Quem é quem na disputa
A Ultragaz e a Bahiana são subsidiárias integrais da Ultrapar, enquanto a Supergasbras e a Bahiana são empresas do Grupo SHV. Juntas, as companhias dominam 44% do mercado brasileiro de distribuição de GLP.
A Copa Energia tem questionado o acordo no Cade, sob o argumento de que a criação do consórcio aumenta a possibilidade de exercício de poder coordenado. A companhia afirma que a operação abre espaço para a constituição de um duopólio de infraestrutura.
“A operação proposta leva ao controle de oferta e redução do desvio de demanda, com externalidades negativas relacionadas à troca de informações sensíveis e coordenação de investimentos de longo prazo, troca de botijões, pressão por elevação de preços unilaterais e grande probabilidade de elevação de barreiras à entrada estratégicas e de acomodação da concorrência nesse setor”, cita a Copa Energia, em documento enviado ao Cade.
A Copa foi criada a partir da junção das marcas Copagaz e Liquigás, depois da venda desta última pela Petrobras. É uma das líderes de mercado e maior concorrente da Ultragaz e Supergasbras – ao lado da Nacional Gás.
Ultragaz e Supergasbraas alegam, por sua vez, que os pontos levantados pela Copa Energia já foram todos esclarecidos pela SG/Cade e que o recurso, teria, portanto, fins “meramente protelatórios”.
Ao solicitar a convocação da audiência pública para debater o tema, o deputado Carlos Zarattini argumentou que é necessário avaliar os riscos que o consórcio cria para a concentração no mercado de GLP e “a magnitude do repasse dos eventuais benefícios (ou custos) aos consumidores finais”.
Têm presença confirmada na audiência os superintendentes da ANP Luís Esteves (Defesa da Concorrência/SDC) e Diogo Valério (Distribuição e Logística/SDL).
Também foram convidados representantes do Cade, Supergasbras, Ultragaz e Copa Energia, assim como da Federação Nacional dos Trabalhadores no Comércio de Minérios e Derivados de Petróleo (Fetramico), Sindicato dos Trabalhadores no Comércio de Minérios e Derivados de Petróleo do Estado do Rio Grande do Sul (Sitramico/RS) e Federação dos Trabalhadores no Comércio de Minérios e Derivado de Petróleo no Estado de São Paulo (Fepetrol).
Relatora no Cade vê semelhanças a uma fusão
Um dos principais receios é que a operação limite a capacidade das concorrentes da Ultragaz e da Supergasbras de reagir em casos de eventuais exercícios de poder de mercado.
A conselheira do Cade e relatora do processo, Lenisa Prado, apontou que a criação do consórcio pode ter efeitos similares a uma fusão entre entre duas das maiores concorrentes no mercado de distribuição de GLP.
Para ela, os ganhos de eficiência serão privados e beneficiarão apenas as partes envolvidas, sem contrapartida aos consumidores finais.
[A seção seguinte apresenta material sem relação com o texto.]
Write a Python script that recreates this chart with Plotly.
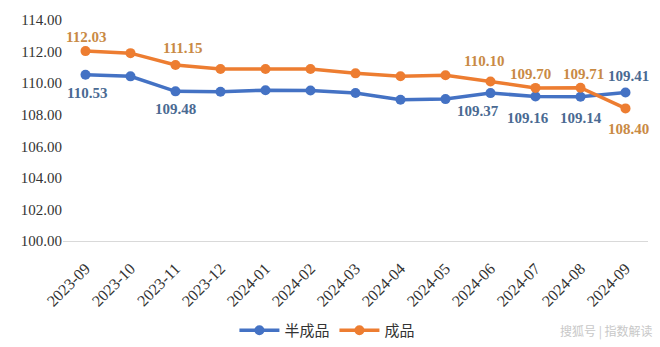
import plotly.graph_objects as go

months = ["2023-09", "2023-10", "2023-11", "2023-12", "2024-01", "2024-02", "2024-03",
          "2024-04", "2024-05", "2024-06", "2024-07", "2024-08", "2024-09"]
semi_finished = [110.53, 110.43, 109.48, 109.46, 109.55, 109.53, 109.38,
                 108.95, 108.99, 109.37, 109.16, 109.14, 109.41]
finished = [112.03, 111.90, 111.15, 110.90, 110.90, 110.90, 110.62,
            110.44, 110.50, 110.10, 109.70, 109.71, 108.40]
y_ticks = [100, 102, 104, 106, 108, 110, 112, 114]

label_idx = [0, 2, 9, 10, 11, 12]
# label pixel offsets (x, y) per labelled point
semi_shift = [(1, -18), (0, -18), (-13, -18), (-8, -22), (0, -21), (3, 16)]
fin_shift = [(0, 14), (7, 17), (-7, 21), (-5, 14), (3, 14), (3, -21)]

BLUE = "#4472C4"
ORANGE = "#ED7D31"
BLUE_TXT = "#4A6A92"
ORANGE_TXT = "#C98A45"
SERIF = "Liberation Serif"

fig = go.Figure()
fig.add_trace(go.Scatter(x=months, y=semi_finished, name="半成品", mode="lines+markers",
                         line=dict(color=BLUE, width=3.5), marker=dict(size=10, color=BLUE)))
fig.add_trace(go.Scatter(x=months, y=finished, name="成品", mode="lines+markers",
                         line=dict(color=ORANGE, width=3.5), marker=dict(size=10, color=ORANGE)))

for series, shifts, col in [(semi_finished, semi_shift, BLUE_TXT), (finished, fin_shift, ORANGE_TXT)]:
    for i, (dx, dy) in zip(label_idx, shifts):
        fig.add_annotation(x=months[i], y=series[i], text=f"{series[i]:.2f}", showarrow=False,
                           xshift=dx, yshift=dy,
                           font=dict(family=SERIF, size=15, color=col, weight="bold"))

fig.add_annotation(text="搜狐号 | 指数解读", xref="paper", yref="paper", x=1.012, y=-0.405,
                   xanchor="right", yanchor="middle", showarrow=False,
                   font=dict(family="Noto Sans CJK SC", size=12, color="#c8c8c8"))

fig.update_layout(
    width=660, height=347,
    margin=dict(l=63, r=12, t=20, b=106, autoexpand=False),
    plot_bgcolor="white", paper_bgcolor="white",
    showlegend=True,
    legend=dict(orientation="h", x=0.452, xanchor="center", y=-0.33, yanchor="top",
                font=dict(family="Noto Sans CJK SC", size=15, color="#333333"),
                itemwidth=40, tracegroupgap=0),
    xaxis=dict(type="category", tickangle=-45, showgrid=False, showline=True,
               linecolor="#d9d9d9", linewidth=1, ticks="", automargin=False,
               ticklabelstandoff=11,
               tickfont=dict(family=SERIF, size=16, color="#333333"),
               range=[-0.5, len(months) - 0.5]),
    yaxis=dict(range=[100, 114], tickvals=y_ticks, tickformat=".2f", showgrid=False,
               zeroline=False, showline=False, ticks="", automargin=False,
               tickfont=dict(family=SERIF, size=15, color="#333333")),
)

fig.write_html("out.html")
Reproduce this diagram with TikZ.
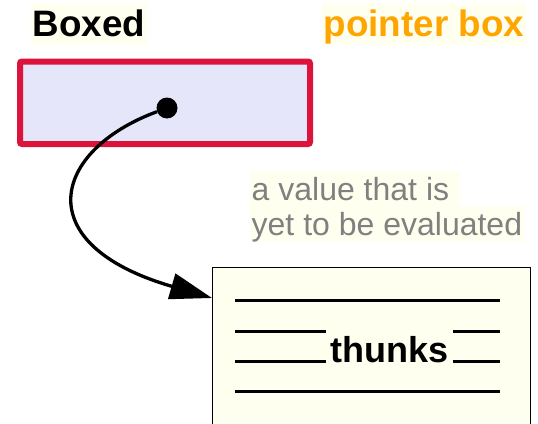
\documentclass[tikz,border=0pt]{standalone}
\usepackage{fontspec}
\setmainfont{Liberation Sans}
\usepackage{xcolor}
\usetikzlibrary{arrows.meta, calc}
\definecolor{boxRed}{HTML}{DC143C}
\definecolor{boxLavender}{HTML}{E6E6FA}
\definecolor{noteIvory}{HTML}{FFFFF0}
\definecolor{headOrange}{HTML}{FFA500}
\definecolor{noteGray}{HTML}{808080}

\begin{document}
\begin{tikzpicture}[
  x=1pt, y=-1pt,
  every node/.style={inner sep=0pt},
  heading/.style={fill=noteIvory, font=\fontsize{36.8}{40}\selectfont\bfseries, text height=33pt, text depth=9pt, inner xsep=1.5pt, anchor=base west},
  note/.style={fill=noteIvory, font=\fontsize{32}{36}\selectfont, text=noteGray, text height=29.5pt, text depth=7pt, inner xsep=1.5pt, anchor=base west},
  pointer/.style={rectangle, draw=boxRed, fill=boxLavender, line width=6pt, rounded corners=2pt, minimum width=290pt, minimum height=82.5pt},
  thunkbox/.style={rectangle, draw=black, fill=noteIvory, line width=1pt, minimum width=318pt, minimum height=200pt, anchor=north west},
  rule/.style={line width=3pt},
  arrow/.style={line width=3.3pt, -{Triangle[length=42pt, width=26pt]}},
]
\clip (0,0) rectangle (538,423);

% === HEADINGS ===
\node[heading] (boxed) at (31,36) {Boxed};
\node[heading, text=headOrange] (ptrtitle) at (322,36) {pointer box};

% === POINTER BOX ===
\node[pointer] (ptr) at (165,102.75) {};
\node[circle, fill=black, minimum size=21pt] (dot) at (167,108) {};

% === NOTE ===
\node[note] (note1) at (250,200) {a value that is\kern.28em};
\node[note] (note2) at (250,235) {yet to be evaluated};

% === THUNK BOX ===
\node[thunkbox] (thunk) at (212,267) {};
\node[font=\fontsize{36}{40}\selectfont\bfseries, inner xsep=4pt, anchor=base] (thunks) at (389.5,362) {thunks};
\draw[rule] (235,300) -- (500,300);
\draw[rule] (235,331) -- (326,331);
\draw[rule] (453,331) -- (500,331);
\draw[rule] (235,361) -- ($(thunks.base west)+(0,-1)$);
\draw[rule] ($(thunks.base east)+(0,-1)$) -- (500,361);
\draw[rule] (235,391) -- (500,391);

% === ARROW: pointer to thunk ===
\coordinate (tip) at ($(thunk.north west)+(0,31)$);
\draw[arrow] (dot) .. controls (53,150) and (26,244) .. (tip);

\end{tikzpicture}
\end{document}
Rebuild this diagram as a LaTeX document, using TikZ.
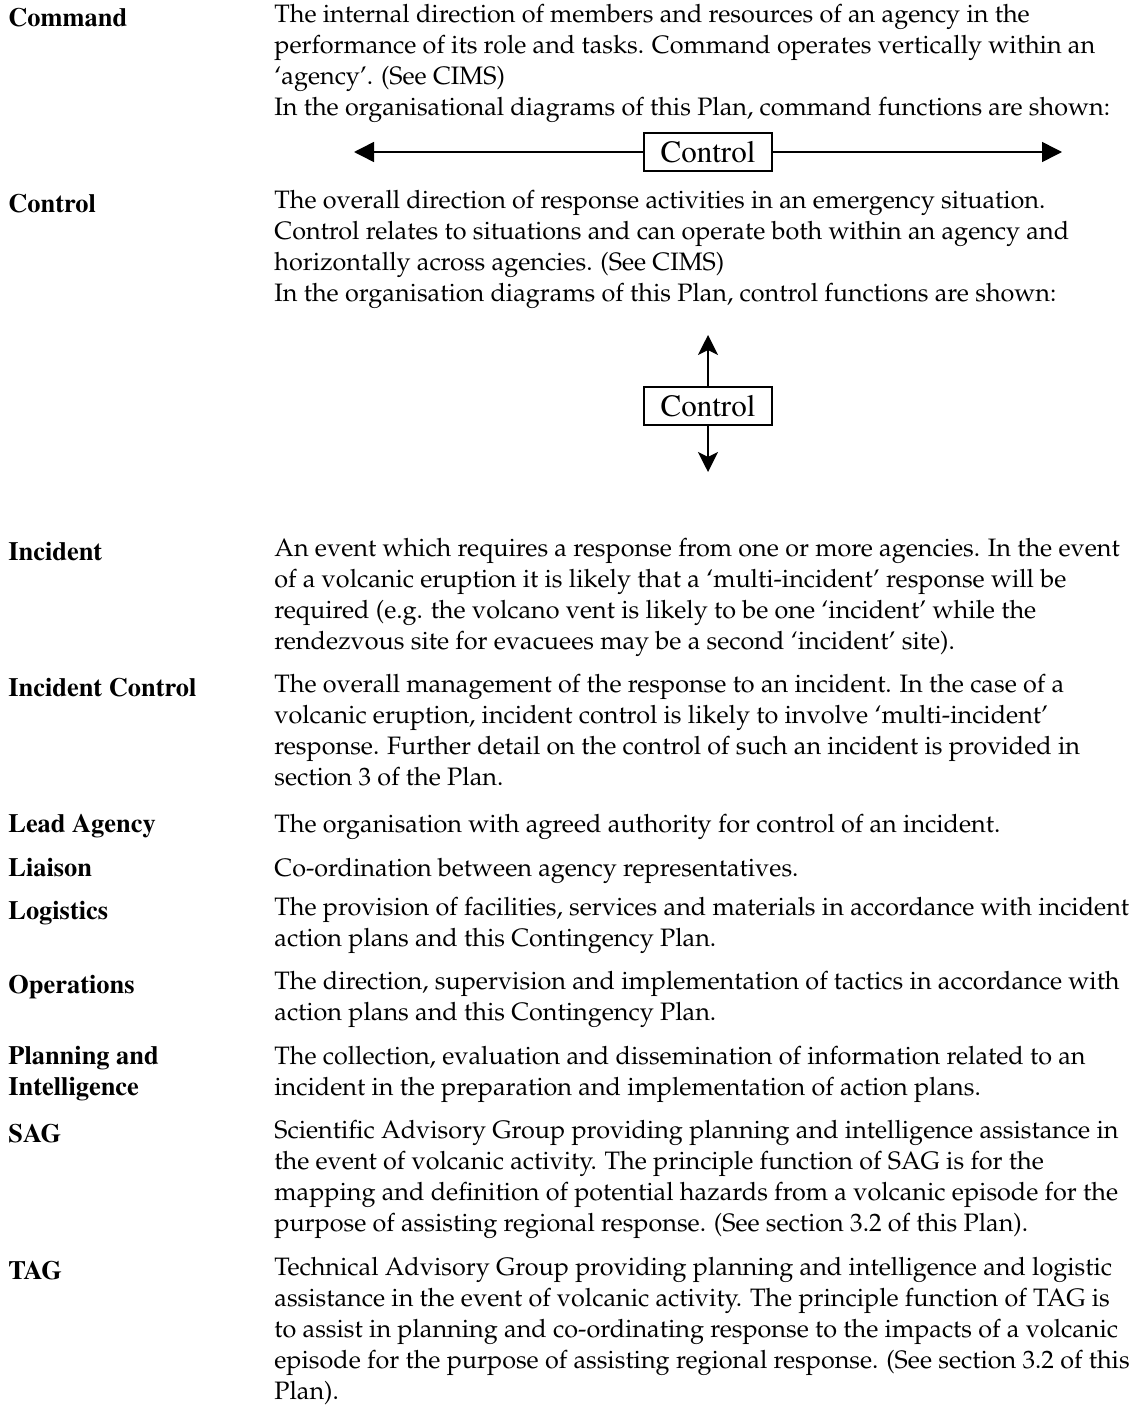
\documentclass[tikz,border=0pt]{standalone}
\usepackage[T1]{fontenc}
\usetikzlibrary{arrows.meta,positioning}

\begin{document}
\begin{tikzpicture}
[x=0.5pt,y=-0.5pt]
\tikzset{
	term/.style = {anchor=north west, yshift=10.85pt, inner sep=0, align=left, execute at begin node=\strut, font=\fontfamily{ptm}\bfseries\fontsize{13.2}{15.5}\selectfont},
	defn/.style = {anchor=north west, yshift=10.85pt, inner sep=0, align=left, execute at begin node=\strut, font=\fontfamily{ppl}\fontsize{12.6}{15.5}\selectfont},
	ctrlbox/.style = {draw, line width=1pt, minimum width=64pt, minimum height=19pt, inner sep=0, font=\fontfamily{ptm}\fontsize{15.5}{18}\selectfont},
	cmdarrow/.style = {line width=0.75pt, -{Triangle[length=10pt,width=10pt]}},
	ctlarrow/.style = {line width=0.75pt, -{Stealth[length=10pt,width=10pt,inset=2.5pt]}}
}
\useasboundingbox (0,0) rectangle (1140,1413);

% Command
\node(t1) [term] at (8,26) {Command};
\node(d1) [defn] at (274,26) {The internal direction of members and resources of an agency in the\\
	performance of its role and tasks. Command operates vertically within an\\
	`agency'. (See CIMS)\\
	In the organisational diagrams of this Plan, command functions are shown:};
\node(cmd) [ctrlbox] at (708,152) {Control};
\coordinate(cmdL) at (354,152);
\coordinate(cmdR) at (1062,152);
\draw [cmdarrow] (cmd.west) -- (cmdL);
\draw [cmdarrow] (cmd.east) -- (cmdR);

% Control
\node(t2) [term] at (8,212) {Control};
\node(d2) [defn] at (274,212) {The overall direction of response activities in an emergency situation.\\
	Control relates to situations and can operate both within an agency and\\
	horizontally across agencies. (See CIMS)\\
	In the organisation diagrams of this Plan, control functions are shown:};
\node(ctl) [ctrlbox] at (708,406) {Control};
\coordinate(ctlU) at (708,335);
\coordinate(ctlD) at (708,472);
\draw [ctlarrow] (ctl.north) -- (ctlU);
\draw [ctlarrow] (ctl.south) -- (ctlD);

% Incident
\node(t3) [term] at (8,560) {Incident};
\node(d3) [defn] at (274,560) {An event which requires a response from one or more agencies. In the event\\
	of a volcanic eruption it is likely that a `multi-incident' response will be\\
	required (e.g. the volcano vent is likely to be one `incident' while the\\
	rendezvous site for evacuees may be a second `incident' site).};

% Incident Control
\node(t4) [term] at (8,696) {Incident Control};
\node(d4) [defn] at (274,696) {The overall management of the response to an incident. In the case of a\\
	volcanic eruption, incident control is likely to involve `multi-incident'\\
	response. Further detail on the control of such an incident is provided in\\
	section 3 of the Plan.};

% Lead Agency
\node(t5) [term] at (8,832) {Lead Agency};
\node(d5) [defn] at (274,832) {The organisation with agreed authority for control of an incident.};

% Liaison
\node(t6) [term] at (8,876) {Liaison};
\node(d6) [defn] at (274,876) {Co-ordination between agency representatives.};

% Logistics
\node(t7) [term] at (8,919) {Logistics};
\node(d7) [defn] at (274,919) {The provision of facilities, services and materials in accordance with incident\\
	action plans and this Contingency Plan.};

% Operations
\node(t8) [term] at (8,993) {Operations};
\node(d8) [defn] at (274,993) {The direction, supervision and implementation of tactics in accordance with\\
	action plans and this Contingency Plan.};

% Planning and Intelligence
\node(t9) [term] at (8,1068) {Planning and\\Intelligence};
\node(d9) [defn] at (274,1068) {The collection, evaluation and dissemination of information related to an\\
	incident in the preparation and implementation of action plans.};

% SAG
\node(t10) [term] at (8,1142) {SAG};
\node(d10) [defn] at (274,1142) {Scientific Advisory Group providing planning and intelligence assistance in\\
	the event of volcanic activity. The principle function of SAG is for the\\
	mapping and definition of potential hazards from a volcanic episode for the\\
	purpose of assisting regional response. (See section 3.2 of this Plan).};

% TAG
\node(t11) [term] at (8,1279) {TAG};
\node(d11) [defn] at (274,1279) {Technical Advisory Group providing planning and intelligence and logistic\\
	assistance in the event of volcanic activity. The principle function of TAG is\\
	to assist in planning and co-ordinating response to the impacts of a volcanic\\
	episode for the purpose of assisting regional response. (See section 3.2 of this\\
	Plan).};

\end{tikzpicture}
\end{document}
Prado aponta que a operação incentiva outros concorrentes a consolidarem infraestruturas fechadas, em duopólios de ativos.
A conselheira afirma ainda que a parceria pode eliminar pressões competitivas – o que impediria o repasse aos consumidores das eficiências geradas pela criação do consórcio.
Cade faz consulta ao mercado
Na sexta (26/5), o Cade enviou questionamentos a 25 agentes do mercado sobre a operação. A consulta inclui dúvidas sobre a dinâmica de distribuição e troca dos botijões e a ociosidade nas bases de produção.
As empresas devem se manifestar até quinta, 1º de junho.